Copula MMSB: To address intra-subgroup indicator dependence, copula functions allow explicit modeling of correlation among membership role assignments without perturbing marginal role distributions. This leads to improved link prediction when subgroup dependence is present (Fan et al., 2013).
Multiple-networks SBM (MNSBM): Overlap is represented by overlaying distinct latent SBMs, where each node has a tuple of (possibly disjoint) assignments, and the observed network is the union of the edges from all subnetworks; efficient Gibbs sampling yields scalable Bayesian inference (Fruergaard et al., 2014).

7. Interpretability, Limitations, and Open Problems

Interpretability is a key asset of overlapping SBMs: model parameters directly describe node participation levels in multiple communities and the affinity parameters reveal block-wise connectivity. Visualization of soft-membership structure in both simulated and real data highlights the model’s ability to capture nuanced or ambiguous community overlap (e.g., "strict" versus "lenient" rating groups, or hybrid clusters in socio-technical networks) (Liu et al., 2023, Jin et al., 2017).

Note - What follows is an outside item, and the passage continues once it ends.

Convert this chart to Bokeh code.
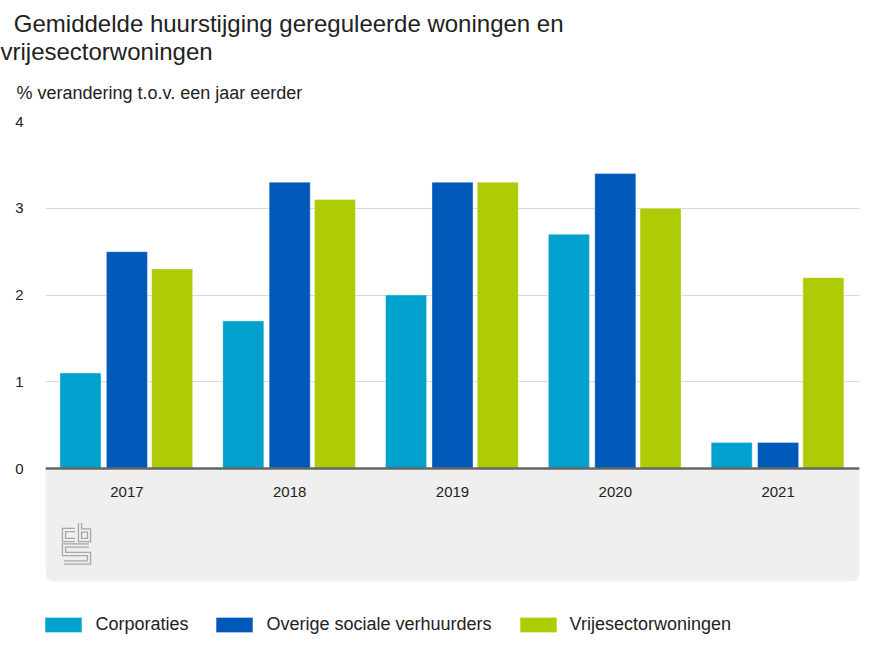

Limitations include potentially high computational costs for dense graphs (especially variational EM), challenges with extremely sparse graphs for spectral methods, and reliance on structural identifiability conditions (especially the existence of pure nodes). Robust, automatic selection of the number of communities, extensions to progressively sparser or highly heterogeneous networks, and consistent recovery under more general edge-dependency structures are active areas of research (Mao et al., 2016, Noskov et al., 2023, Poux-Médard et al., 2022).

In summary, overlapping/mixed-membership SBMs constitute a general and versatile paradigm for modeling, inference, and prediction in networks with complex, multi-community structure. Their theoretical foundations, computational scalability, and empirical efficacy are now well established across a variety of algorithmic and application domains.